Left: Rembrandt van Rijn, Self-portrait with mouth open, pen and brown ink and grey wash, around 1628-29

In 1631 Rembrandt settled permanently in Amsterdam, where he was in considerable demand as a portraitist. He married Saskia van Uylenburgh in 1634, and purchased a large house (now the Rembrandt House Museum) in 1639. The Night Watch, a group portrait of one of the city's militia companies and his most celebrated painting, was completed in 1642.

Saskia died in 1642, a year after the birth of their son, Titus. Rembrandt subsequently formed a relationship with a servant, Geertge Dircx, which ended in bitterness. By 1649 his affections had turned to Hendrickje Stoffels, another servant who frequently modelled for him. She remained his companion until her death in 1663, and bore a child by him, Cornelia, in 1654.

The expense of Rembrandt's house, his outlay on various investments and on works of art for his own collection, brought financial crisis in the 1650s. In 1656 an inventory of his possessions was drawn up and over the next two years his assets, including the house, were made over to the courts and sold. He nevertheless continued to receive commissions for portraits and history pieces, including one for the Town Hall which, however, seems never to have been exhibited there. His son Titus died in 1668 and Rembrandt himself died in Amsterdam in 1669.

Throughout his career he attracted students to his workshop, both as trainees and assistants. Their works can be hard to distinguish from Rembrandt's own, a task made especially difficult by a general tendency, which began in the seventeenth century, to attribute any Rembrandtesque works to the master himself. While agreement now surrounds the attribution of most of his prints, his drawings and paintings are still subject to debate. Among his best-known pupils and followers were Gerrit Dou, Ferdinand Bol, Govert Flinck, Gerbrand van den Eeckhout, Samuel van Hoogstraten, Nicolaes Maes, Willem Drost and Aert de Gelder. The latter continued to paint in Rembrandt's late style, which had become somewhat unfashionable, until the early eighteenth century.
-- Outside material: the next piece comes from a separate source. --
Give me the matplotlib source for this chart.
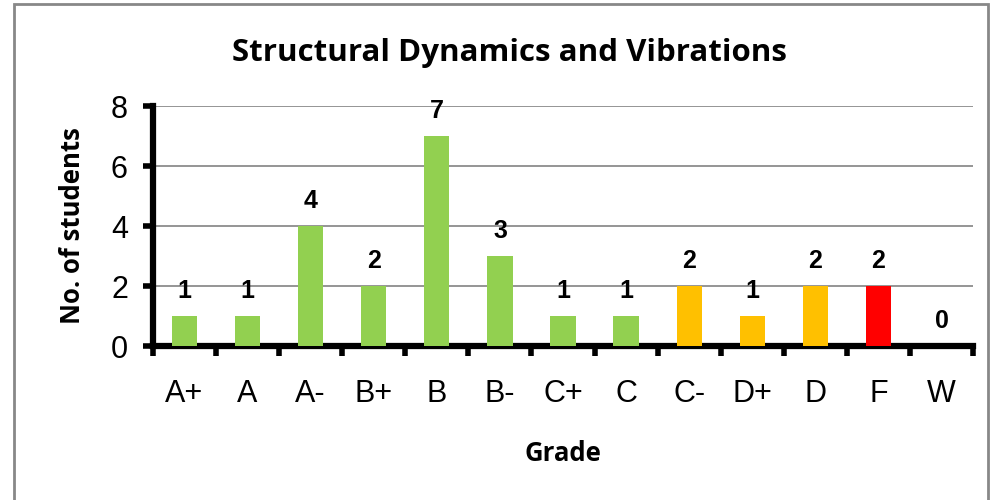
import numpy as np
import matplotlib.pyplot as plt
from matplotlib.patches import Rectangle

grades = ['A+', 'A', 'A-', 'B+', 'B', 'B-', 'C+', 'C', 'C-', 'D+', 'D', 'F', 'W']
counts = [1, 1, 4, 2, 7, 3, 1, 1, 2, 1, 2, 2, 0]
colors = ['#92D050'] * 8 + ['#FFC000'] * 3 + ['#FF0000'] + ['#92D050']

fig = plt.figure(figsize=(9.9, 5), dpi=100)
ax = fig.add_axes([153/990, 1 - 346/500, (973 - 153)/990, (346 - 106)/500])

x = np.arange(len(grades))
ax.bar(x, counts, width=0.4, color=colors, zorder=3)
for xi, v in zip(x, counts):
    ax.text(xi, v + 0.45, str(v), ha='center', va='bottom', fontsize=18,
            fontweight='bold', family='Liberation Sans')

ax.set_xlim(-0.5, len(grades) - 0.5)
ax.set_ylim(0, 8)
ax.set_yticks([0, 2, 4, 6, 8])
ax.yaxis.grid(True, color='#8c8c8c', linewidth=1.3, zorder=0)
ax.set_xticks(x)
ax.set_xticklabels(grades)
ax.set_xticks(np.arange(-0.5, len(grades)), minor=True)
ax.tick_params(axis='x', which='major', length=0, pad=24)
ax.tick_params(axis='x', which='minor', direction='out', length=7, width=4)
ax.tick_params(axis='y', direction='out', length=7, width=4, pad=11)
for lab in ax.get_xticklabels() + ax.get_yticklabels():
    lab.set_fontsize(22)
    lab.set_family('Liberation Sans')

for s in ['top', 'right']:
    ax.spines[s].set_visible(False)
for s in ['left', 'bottom']:
    ax.spines[s].set_linewidth(4.5)

ax.set_xlabel('Grade', fontsize=18.5, fontweight='bold', family='Open Sans', labelpad=22)
ax.set_ylabel('No. of students', fontsize=18.5, fontweight='bold', family='Open Sans', labelpad=18)
fig.text(509/990, 1 - 53/500, 'Structural Dynamics and Vibrations', ha='center', va='center',
         fontsize=22.5, fontweight='bold', family='Open Sans')

fig.patches.append(Rectangle((14/990, -0.05), (988 - 14)/990, 1.05 - 4/500, transform=fig.transFigure,
                             fill=False, edgecolor='#888888', linewidth=2))

fig.savefig('out.png', dpi=100)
Above: Rembrandt van Rijn, An Elephant, black chalk and charcoal, around 1637

Rembrandt experimented in both etching and drypoint, transforming the expressive possibilities of printmaking. He made some three hundred prints altogether, of every kind of subject (illustrations, portraits, landscapes, nudes), and impressions of almost all of them are held in the British Museum. Where different states of the same print exist, the collection often includes examples of each one, allowing a fascinating glimpse into Rembrandt's working methods. A comprehensive exhibition of the etchings was held at the British Museum in 2001 (see below for catalogue).
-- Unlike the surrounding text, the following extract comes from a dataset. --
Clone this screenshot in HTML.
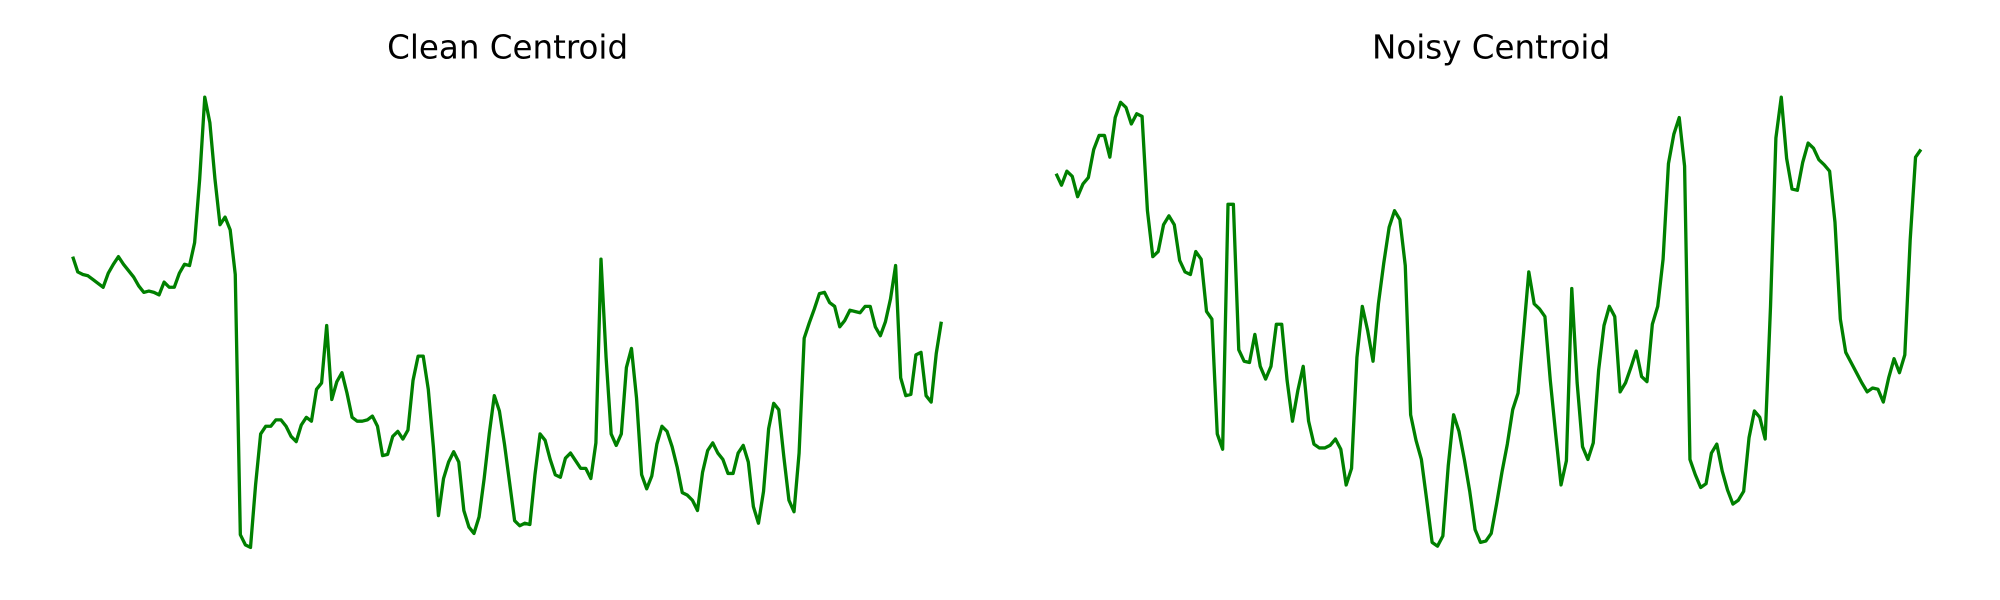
<!DOCTYPE html>
<html><head><meta charset="utf-8"><style>
html,body{margin:0;padding:0;background:#fff;}
svg{display:block;}
text{font-family:"DejaVu Sans","Liberation Sans",sans-serif;fill:#000;}
</style></head>
<body>
<svg id="chart" width="2000" height="600" viewBox="0 0 1568 470" xmlns="http://www.w3.org/2000/svg">
<rect width="1568" height="470" fill="#fff"/>
<text x="398" y="45.5" font-size="25.5" text-anchor="middle">Clean Centroid</text>
<text x="1169" y="45.5" font-size="25.5" text-anchor="middle">Noisy Centroid</text>
<g id="left-panel"></g>
<g id="right-panel"></g>
</svg>
<script>
// Clean centroid values (arbitrary units)
const cleanValues = [269,257,255,254,251,248,245,256,263,269,263,258,253,246,241,242,241,239,249,245,245,256,263,262,280,330,394,374,330,294,300,290,255,51,43,41,90,130,136,136,141,141,136,128,124,137,143,140,165,170,215,157,171,178,162,143,140,140,141,144,136,113,114,128,132,126,133,172,191,191,165,120,66,95,108,116,108,70,57,52,65,95,130,160,148,122,92,62,58,60,59,98,130,125,110,98,96,111,115,109,103,103,95,123,267,190,130,121,130,182,197,158,98,87,97,122,136,132,120,104,84,82,78,70,100,117,123,115,110,99,99,115,121,108,73,60,85,134,154,149,112,78,69,115,205,217,228,240,241,233,230,214,219,227,226,225,230,230,214,207,218,236,262,174,160,161,192,194,160,155,193,218];
// Noisy centroid values (arbitrary units)
const noisyValues = [334,325,336,332,316,326,331,353,364,364,347,378,390,386,373,381,379,305,269,273,294,301,294,266,257,255,273,267,226,220,130,118,310,310,196,187,186,208,183,173,183,216,216,172,140,164,183,140,122,119,119,121,126,118,90,103,190,230,211,187,232,264,292,305,298,262,145,125,110,78,45,42,50,105,145,132,110,85,55,45,46,52,75,100,122,149,162,208,257,232,228,222,172,130,90,109,244,170,120,110,123,180,215,230,222,163,170,182,195,175,171,216,230,267,342,365,378,340,110,98,88,91,115,122,101,86,75,78,85,127,148,143,126,230,362,394,346,322,321,343,358,354,345,341,336,296,220,194,186,178,170,163,166,165,155,174,189,178,192,282,347,353];

const ROWS_TOP = 470;
function yScale(v){ return ROWS_TOP - v; }
function xScale(i, n, x0, x1){ return x0 + (x1 - x0) * i / (n - 1); }

function drawSeries(groupId, values, x0, x1, name){
  const g = document.getElementById(groupId);
  const pts = values.map((v,i)=> xScale(i, values.length, x0, x1).toFixed(2)+','+yScale(v).toFixed(2)).join(' ');
  const pl = document.createElementNS('http://www.w3.org/2000/svg','polyline');
  pl.setAttribute('points', pts);
  pl.setAttribute('fill','none');
  pl.setAttribute('stroke','#008000');
  pl.setAttribute('stroke-width','2.6');
  pl.setAttribute('stroke-linejoin','round');
  
  
  g.appendChild(pl);
}
drawSeries('left-panel', cleanValues, 57, 738, 'clean-centroid-line');
drawSeries('right-panel', noisyValues, 828, 1506, 'noisy-centroid-line');
</script>
</body></html>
The drawings collection amounts to some eighty sheets, from every period of the artist's career. They encompass every type of subject and range from rapid sketches to finished composition drawings, whether in pen and brown ink with wash applied with the brush, or in chalk. A few were made as preparatory studies for etchings and paintings, but in general Rembrandt's drawings are distinct from his activity as a painter and etcher. They were all exhibited in the British Museum in 1992, when a full catalogue was published. The Museum also holds a strong collection of drawings made by his pupils and followers.